2.5. Auch die weitere Beurteilung des Berufungsgerichts, der Kläger habe erst mit Vorliegen des Sachverständigengutachtens am 1. 7. 2014 ausreichend Kenntnis gehabt, eine Klage mit Aussicht auf Erfolg anzustrengen, hält sich im Rahmen der zitierten Rechtsprechung. Zumal der Kläger davor ein Schiedsverfahren vor der Tiroler Ärztekammer geführt hat, in dem kein Fehlverhalten der Beklagten festgestellt wurde, kann ihm auch keine Verletzung der Erkundigungsobliegenheit vorgeworfen werden. Welche Umstände ihn ausnahmsweise zur Einholung eines Privatgutachtens verpflichten hätten sollen, ist nicht erkennbar und wird auch von der Revision nicht substanziiert dargelegt. Vielmehr durfte der Kläger zunächst darauf vertrauen, dass die Entscheidung des Schiedsverfahrens Ergebnis eines mangelfreien Verfahrens war; gerade dieser Spruch ließ aber keine Umstände erkennen, die ein weiteres Nachforschen nahegelegt hätten.

2.6. Wie bereits anlässlich der Ausführungen zur Frage der Klagsausdehnung dargelegt, wurde mit dem in der letzten Tagsatzung erstatteten Vorbringen nur ein bereits erhobenes Vorbringen präzisiert. Insoweit liegt daher kein einer gesonderten Verjährung zugänglicher Anspruch vor (zur Anwendung der Trennungstheorie in Arzthaftungsfällen vgl 5 Ob 68/18p).

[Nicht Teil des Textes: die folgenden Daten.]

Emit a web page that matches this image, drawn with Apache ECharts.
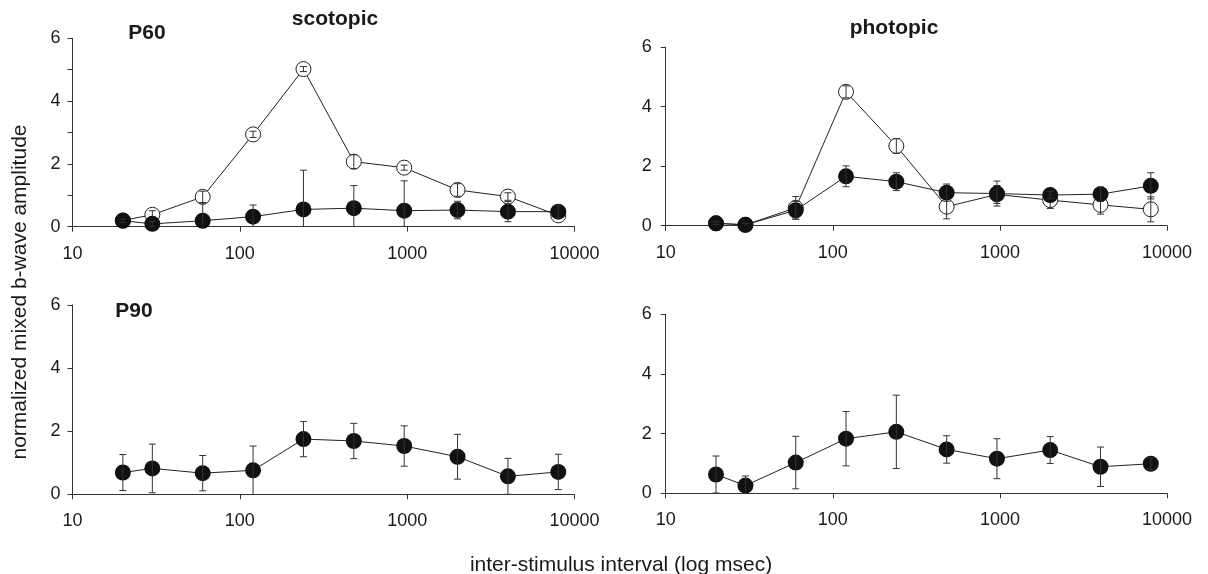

2.7. Die Bezugnahme der Revision allein auf den Umstand, dass der Kläger verschiedene Privatgutachten eingeholt hat, ist zum Beweis der Verjährung nicht zielführend. Ihre daran anknüpfende Behauptung, der Kläger habe den Beweis, dass ihm eine frühere Einholung der Gutachten unmöglich gewesen sei, nicht angetreten, verkennt, dass nach gesicherter jüngerer Rechtsprechung die Beweislast für eine Verletzung von Erkundigungspflichten den Schädiger trifft (RS0034456 [T5]; 4 Ob 112/19b). Im Übrigen wurden die Privatgutachten nach Erstattung des erstmals eine Fehlbehandlung nahelegenden Gutachtens und erst nach Klagseinbringung eingeholt. Was daraus für die Verjährung der Ansprüche des Klägers abzuleiten sein soll, lässt das Rechtsmittel offen. Die Ansprüche des Klägers sind daher nicht verjährt.

3. Zusammenfassend ist der Revision daher teilweise Folge zu geben. Das Zahlungsbegehren besteht mit Ausnahme des Begehrens auf Verdienstentgang dem Grunde nach zu Recht. Hinsichtlich des Anspruchs auf Verdienstentgang bzw Rente ist die angefochtene Entscheidung aufzuheben und die Rechtssache in diesem Umfang an das Erstgericht zur neuerlichen Entscheidung nach Verfahrensergänzung zurückzuverweisen. Das Erstgericht wird die oben (1.3.) bezeichneten Feststellungen zu treffen und sodann neuerlich mit Teil‑Zwischenurteil oder Endurteil zu entscheiden haben.

4. Der Kostenvorbehalt beruht auf § 52 Abs 3 ZPO.